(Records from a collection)
▼
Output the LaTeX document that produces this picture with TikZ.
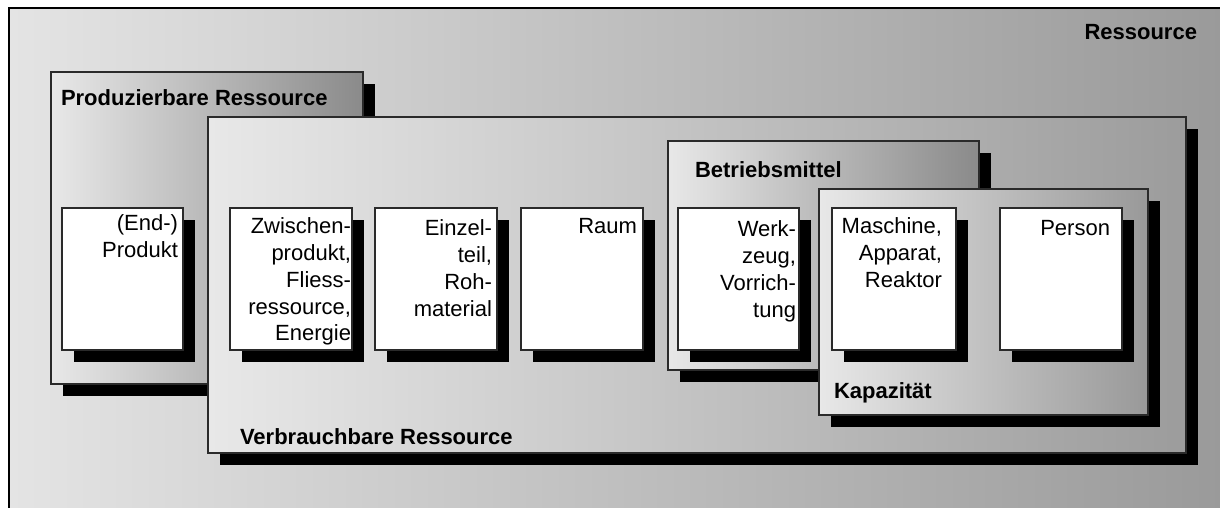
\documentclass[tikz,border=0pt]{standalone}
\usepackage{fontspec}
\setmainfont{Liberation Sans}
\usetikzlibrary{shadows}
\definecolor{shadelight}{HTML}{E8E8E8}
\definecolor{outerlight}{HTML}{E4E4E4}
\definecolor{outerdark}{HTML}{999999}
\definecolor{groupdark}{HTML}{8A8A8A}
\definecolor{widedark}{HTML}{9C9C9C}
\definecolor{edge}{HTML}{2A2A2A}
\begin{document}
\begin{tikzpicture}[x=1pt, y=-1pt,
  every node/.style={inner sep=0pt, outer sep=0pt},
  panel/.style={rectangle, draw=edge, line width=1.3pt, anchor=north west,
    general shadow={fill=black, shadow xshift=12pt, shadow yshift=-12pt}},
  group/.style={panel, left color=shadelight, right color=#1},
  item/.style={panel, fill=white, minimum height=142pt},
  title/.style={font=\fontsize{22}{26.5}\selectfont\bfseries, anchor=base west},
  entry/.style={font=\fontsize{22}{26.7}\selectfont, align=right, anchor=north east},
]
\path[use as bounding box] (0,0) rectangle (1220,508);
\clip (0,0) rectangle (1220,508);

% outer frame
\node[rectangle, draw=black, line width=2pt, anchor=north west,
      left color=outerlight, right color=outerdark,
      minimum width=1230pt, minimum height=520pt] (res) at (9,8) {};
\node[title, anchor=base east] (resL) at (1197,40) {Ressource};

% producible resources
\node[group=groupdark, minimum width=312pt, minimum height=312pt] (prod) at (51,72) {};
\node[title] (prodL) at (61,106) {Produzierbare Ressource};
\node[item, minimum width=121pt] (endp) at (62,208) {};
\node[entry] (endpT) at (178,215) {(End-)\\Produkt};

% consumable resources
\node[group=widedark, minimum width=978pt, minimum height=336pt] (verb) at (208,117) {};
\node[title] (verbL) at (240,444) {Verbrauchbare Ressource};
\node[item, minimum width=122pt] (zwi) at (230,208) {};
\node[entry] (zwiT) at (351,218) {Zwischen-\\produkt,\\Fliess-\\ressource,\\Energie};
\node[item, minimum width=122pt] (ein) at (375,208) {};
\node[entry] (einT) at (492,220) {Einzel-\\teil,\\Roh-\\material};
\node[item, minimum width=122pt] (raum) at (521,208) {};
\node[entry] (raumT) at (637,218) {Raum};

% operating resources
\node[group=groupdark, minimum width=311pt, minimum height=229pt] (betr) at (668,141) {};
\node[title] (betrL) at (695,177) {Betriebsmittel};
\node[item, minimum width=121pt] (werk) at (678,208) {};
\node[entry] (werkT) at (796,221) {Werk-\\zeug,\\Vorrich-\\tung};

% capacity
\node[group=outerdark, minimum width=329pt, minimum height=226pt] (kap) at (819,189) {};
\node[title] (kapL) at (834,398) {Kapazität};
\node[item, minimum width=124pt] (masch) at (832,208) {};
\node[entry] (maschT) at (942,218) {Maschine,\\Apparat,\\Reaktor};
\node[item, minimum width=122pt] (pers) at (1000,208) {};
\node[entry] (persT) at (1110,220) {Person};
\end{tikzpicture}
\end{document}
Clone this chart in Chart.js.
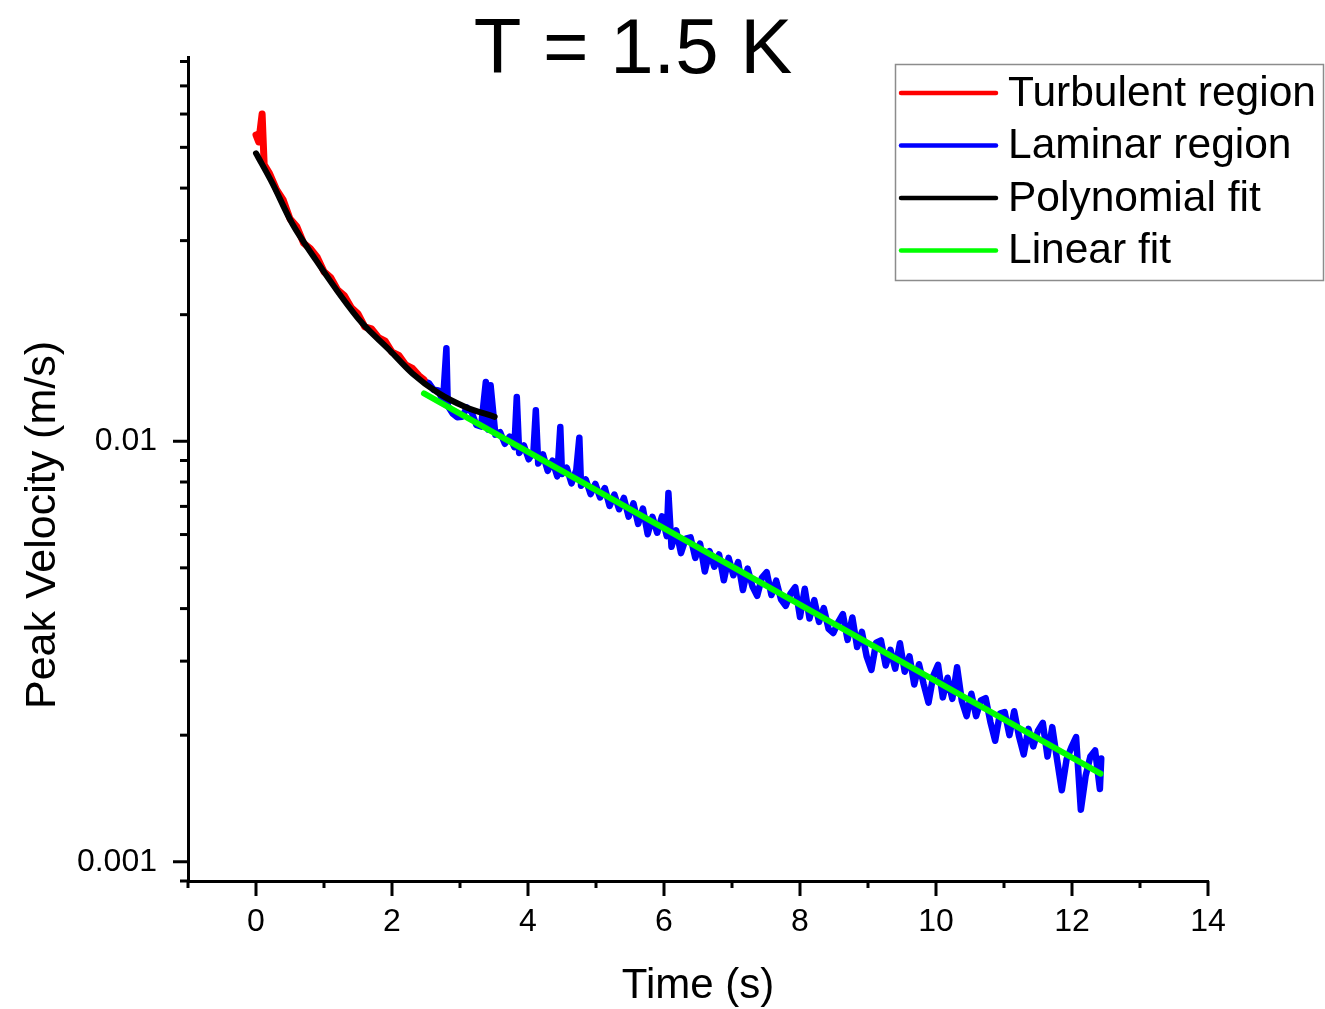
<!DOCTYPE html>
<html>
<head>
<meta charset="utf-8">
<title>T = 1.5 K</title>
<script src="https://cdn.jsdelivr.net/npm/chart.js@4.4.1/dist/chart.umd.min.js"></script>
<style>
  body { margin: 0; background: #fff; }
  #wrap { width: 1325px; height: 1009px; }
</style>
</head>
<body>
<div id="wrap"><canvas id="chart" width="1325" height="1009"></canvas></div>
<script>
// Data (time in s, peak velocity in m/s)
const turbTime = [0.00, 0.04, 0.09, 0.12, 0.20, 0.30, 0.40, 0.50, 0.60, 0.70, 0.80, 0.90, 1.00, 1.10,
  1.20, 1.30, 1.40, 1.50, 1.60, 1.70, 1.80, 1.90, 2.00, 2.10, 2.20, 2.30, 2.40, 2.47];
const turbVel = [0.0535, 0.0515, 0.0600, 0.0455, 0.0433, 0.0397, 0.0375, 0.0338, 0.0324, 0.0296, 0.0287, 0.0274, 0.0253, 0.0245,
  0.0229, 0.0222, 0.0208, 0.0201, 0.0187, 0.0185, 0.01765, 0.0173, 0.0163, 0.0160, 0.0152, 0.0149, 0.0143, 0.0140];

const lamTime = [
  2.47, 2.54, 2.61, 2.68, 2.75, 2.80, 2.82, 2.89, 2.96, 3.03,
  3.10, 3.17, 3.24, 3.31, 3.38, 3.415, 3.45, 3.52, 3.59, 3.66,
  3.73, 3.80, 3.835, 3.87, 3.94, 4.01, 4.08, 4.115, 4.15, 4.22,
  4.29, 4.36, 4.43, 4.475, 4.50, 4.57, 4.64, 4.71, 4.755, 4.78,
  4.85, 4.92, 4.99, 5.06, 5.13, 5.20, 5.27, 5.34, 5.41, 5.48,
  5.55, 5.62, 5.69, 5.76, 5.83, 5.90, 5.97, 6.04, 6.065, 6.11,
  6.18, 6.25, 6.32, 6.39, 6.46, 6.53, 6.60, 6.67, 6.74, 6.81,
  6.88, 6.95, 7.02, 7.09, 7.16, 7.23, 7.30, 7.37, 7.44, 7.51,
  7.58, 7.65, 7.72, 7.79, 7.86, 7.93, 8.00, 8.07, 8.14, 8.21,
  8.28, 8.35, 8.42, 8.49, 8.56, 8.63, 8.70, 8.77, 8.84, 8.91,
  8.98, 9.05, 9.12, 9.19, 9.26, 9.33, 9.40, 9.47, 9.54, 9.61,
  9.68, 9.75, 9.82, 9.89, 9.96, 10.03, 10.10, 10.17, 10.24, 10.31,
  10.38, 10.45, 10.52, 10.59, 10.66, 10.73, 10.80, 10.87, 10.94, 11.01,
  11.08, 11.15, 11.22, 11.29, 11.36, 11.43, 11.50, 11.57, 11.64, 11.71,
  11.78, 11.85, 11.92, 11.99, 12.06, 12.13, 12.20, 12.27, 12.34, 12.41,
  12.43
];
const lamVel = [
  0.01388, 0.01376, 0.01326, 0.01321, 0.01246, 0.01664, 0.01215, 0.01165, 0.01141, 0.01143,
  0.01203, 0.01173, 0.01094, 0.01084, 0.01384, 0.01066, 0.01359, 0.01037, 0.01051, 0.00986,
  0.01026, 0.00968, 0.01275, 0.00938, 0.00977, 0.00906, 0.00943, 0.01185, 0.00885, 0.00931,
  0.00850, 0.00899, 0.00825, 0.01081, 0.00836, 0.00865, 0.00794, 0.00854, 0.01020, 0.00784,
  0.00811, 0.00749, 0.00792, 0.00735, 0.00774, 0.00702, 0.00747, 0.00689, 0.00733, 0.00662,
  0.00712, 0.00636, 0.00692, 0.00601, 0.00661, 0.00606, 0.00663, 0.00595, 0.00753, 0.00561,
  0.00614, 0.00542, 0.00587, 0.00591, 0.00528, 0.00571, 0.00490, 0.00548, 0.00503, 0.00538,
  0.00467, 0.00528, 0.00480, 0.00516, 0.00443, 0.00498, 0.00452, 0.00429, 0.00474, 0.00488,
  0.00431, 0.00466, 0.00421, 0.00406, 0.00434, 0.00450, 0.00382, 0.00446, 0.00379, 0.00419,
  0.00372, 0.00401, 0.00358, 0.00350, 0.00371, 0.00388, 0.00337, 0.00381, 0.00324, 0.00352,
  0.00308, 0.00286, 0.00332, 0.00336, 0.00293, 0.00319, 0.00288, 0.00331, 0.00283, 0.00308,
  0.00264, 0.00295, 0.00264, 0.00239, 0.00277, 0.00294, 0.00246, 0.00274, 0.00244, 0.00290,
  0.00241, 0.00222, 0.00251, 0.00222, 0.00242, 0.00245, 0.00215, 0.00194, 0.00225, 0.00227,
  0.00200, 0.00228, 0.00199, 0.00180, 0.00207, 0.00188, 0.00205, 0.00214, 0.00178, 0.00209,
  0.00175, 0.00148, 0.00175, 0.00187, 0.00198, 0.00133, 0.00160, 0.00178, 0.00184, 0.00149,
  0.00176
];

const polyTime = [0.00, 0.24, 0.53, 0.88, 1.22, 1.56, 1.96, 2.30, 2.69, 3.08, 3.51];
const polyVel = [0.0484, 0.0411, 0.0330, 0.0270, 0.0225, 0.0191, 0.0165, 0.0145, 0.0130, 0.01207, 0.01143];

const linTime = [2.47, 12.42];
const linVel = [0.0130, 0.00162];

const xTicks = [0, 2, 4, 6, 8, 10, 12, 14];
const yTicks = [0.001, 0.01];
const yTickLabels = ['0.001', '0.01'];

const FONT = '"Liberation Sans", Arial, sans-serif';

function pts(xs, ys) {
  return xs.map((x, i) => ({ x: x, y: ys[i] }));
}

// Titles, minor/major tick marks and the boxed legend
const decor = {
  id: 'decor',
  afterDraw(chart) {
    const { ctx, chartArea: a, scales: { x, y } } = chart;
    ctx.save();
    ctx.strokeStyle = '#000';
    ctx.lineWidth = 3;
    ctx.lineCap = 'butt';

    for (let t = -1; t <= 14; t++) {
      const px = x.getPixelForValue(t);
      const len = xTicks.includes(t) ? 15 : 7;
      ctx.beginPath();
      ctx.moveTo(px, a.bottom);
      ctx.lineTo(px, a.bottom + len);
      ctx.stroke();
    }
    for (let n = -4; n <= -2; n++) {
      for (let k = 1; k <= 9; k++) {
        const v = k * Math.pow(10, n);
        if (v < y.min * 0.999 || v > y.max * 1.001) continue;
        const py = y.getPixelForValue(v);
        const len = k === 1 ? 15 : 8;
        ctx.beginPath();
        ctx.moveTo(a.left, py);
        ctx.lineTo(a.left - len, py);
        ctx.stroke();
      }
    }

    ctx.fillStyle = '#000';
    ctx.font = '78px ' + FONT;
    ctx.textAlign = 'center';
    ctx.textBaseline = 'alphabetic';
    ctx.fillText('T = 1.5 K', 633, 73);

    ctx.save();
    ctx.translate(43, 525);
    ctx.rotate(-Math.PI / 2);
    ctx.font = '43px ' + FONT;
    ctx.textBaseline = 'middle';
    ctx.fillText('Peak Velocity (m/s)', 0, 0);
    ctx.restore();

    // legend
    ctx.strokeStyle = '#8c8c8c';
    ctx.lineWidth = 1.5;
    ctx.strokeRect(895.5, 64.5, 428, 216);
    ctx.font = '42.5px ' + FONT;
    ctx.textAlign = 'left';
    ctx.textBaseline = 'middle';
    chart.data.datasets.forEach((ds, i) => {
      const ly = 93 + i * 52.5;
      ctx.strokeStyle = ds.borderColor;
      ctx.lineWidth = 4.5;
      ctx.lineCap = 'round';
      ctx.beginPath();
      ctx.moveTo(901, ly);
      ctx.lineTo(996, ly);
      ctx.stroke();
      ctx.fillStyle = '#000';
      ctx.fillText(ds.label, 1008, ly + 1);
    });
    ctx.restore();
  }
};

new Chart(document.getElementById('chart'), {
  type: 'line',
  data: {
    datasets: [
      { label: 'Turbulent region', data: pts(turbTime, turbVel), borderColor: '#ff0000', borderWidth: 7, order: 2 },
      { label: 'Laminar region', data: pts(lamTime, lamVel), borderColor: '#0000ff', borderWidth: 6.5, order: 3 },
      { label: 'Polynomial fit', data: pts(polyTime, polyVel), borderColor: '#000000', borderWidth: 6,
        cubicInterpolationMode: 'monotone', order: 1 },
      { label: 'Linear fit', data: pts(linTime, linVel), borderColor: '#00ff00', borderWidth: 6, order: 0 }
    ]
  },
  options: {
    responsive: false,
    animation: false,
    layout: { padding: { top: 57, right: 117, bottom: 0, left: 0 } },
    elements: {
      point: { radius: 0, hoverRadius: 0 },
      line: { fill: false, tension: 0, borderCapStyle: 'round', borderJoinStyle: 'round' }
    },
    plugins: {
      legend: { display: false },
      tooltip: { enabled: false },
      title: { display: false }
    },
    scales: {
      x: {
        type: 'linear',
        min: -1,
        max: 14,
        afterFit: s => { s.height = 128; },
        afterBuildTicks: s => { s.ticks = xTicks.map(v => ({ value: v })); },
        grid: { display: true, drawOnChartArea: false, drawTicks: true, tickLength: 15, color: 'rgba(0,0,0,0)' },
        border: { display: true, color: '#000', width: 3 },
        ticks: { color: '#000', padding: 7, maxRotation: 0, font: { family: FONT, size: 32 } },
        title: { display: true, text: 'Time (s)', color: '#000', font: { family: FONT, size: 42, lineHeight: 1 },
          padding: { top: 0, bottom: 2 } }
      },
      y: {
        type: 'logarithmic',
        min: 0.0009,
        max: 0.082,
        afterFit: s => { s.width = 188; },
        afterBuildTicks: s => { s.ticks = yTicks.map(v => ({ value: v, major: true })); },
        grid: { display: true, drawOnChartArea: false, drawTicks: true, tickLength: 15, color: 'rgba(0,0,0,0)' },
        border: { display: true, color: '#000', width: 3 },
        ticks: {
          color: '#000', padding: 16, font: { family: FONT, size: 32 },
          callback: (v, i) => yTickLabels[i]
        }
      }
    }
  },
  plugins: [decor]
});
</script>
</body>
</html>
▲
* _Task statement_
Repeat the listing above exactly from its first line to the line containing "(raumT) at (637,218)", both included, and omit the pictures.

* _Final result_
Output the LaTeX document that produces this picture with TikZ.
\documentclass[tikz,border=0pt]{standalone}
\usepackage{fontspec}
\setmainfont{Liberation Sans}
\usetikzlibrary{shadows}
\definecolor{shadelight}{HTML}{E8E8E8}
\definecolor{outerlight}{HTML}{E4E4E4}
\definecolor{outerdark}{HTML}{999999}
\definecolor{groupdark}{HTML}{8A8A8A}
\definecolor{widedark}{HTML}{9C9C9C}
\definecolor{edge}{HTML}{2A2A2A}
\begin{document}
\begin{tikzpicture}[x=1pt, y=-1pt,
  every node/.style={inner sep=0pt, outer sep=0pt},
  panel/.style={rectangle, draw=edge, line width=1.3pt, anchor=north west,
    general shadow={fill=black, shadow xshift=12pt, shadow yshift=-12pt}},
  group/.style={panel, left color=shadelight, right color=#1},
  item/.style={panel, fill=white, minimum height=142pt},
  title/.style={font=\fontsize{22}{26.5}\selectfont\bfseries, anchor=base west},
  entry/.style={font=\fontsize{22}{26.7}\selectfont, align=right, anchor=north east},
]
\path[use as bounding box] (0,0) rectangle (1220,508);
\clip (0,0) rectangle (1220,508);

% outer frame
\node[rectangle, draw=black, line width=2pt, anchor=north west,
      left color=outerlight, right color=outerdark,
      minimum width=1230pt, minimum height=520pt] (res) at (9,8) {};
\node[title, anchor=base east] (resL) at (1197,40) {Ressource};

% producible resources
\node[group=groupdark, minimum width=312pt, minimum height=312pt] (prod) at (51,72) {};
\node[title] (prodL) at (61,106) {Produzierbare Ressource};
\node[item, minimum width=121pt] (endp) at (62,208) {};
\node[entry] (endpT) at (178,215) {(End-)\\Produkt};

% consumable resources
\node[group=widedark, minimum width=978pt, minimum height=336pt] (verb) at (208,117) {};
\node[title] (verbL) at (240,444) {Verbrauchbare Ressource};
\node[item, minimum width=122pt] (zwi) at (230,208) {};
\node[entry] (zwiT) at (351,218) {Zwischen-\\produkt,\\Fliess-\\ressource,\\Energie};
\node[item, minimum width=122pt] (ein) at (375,208) {};
\node[entry] (einT) at (492,220) {Einzel-\\teil,\\Roh-\\material};
\node[item, minimum width=122pt] (raum) at (521,208) {};
\node[entry] (raumT) at (637,218) {Raum};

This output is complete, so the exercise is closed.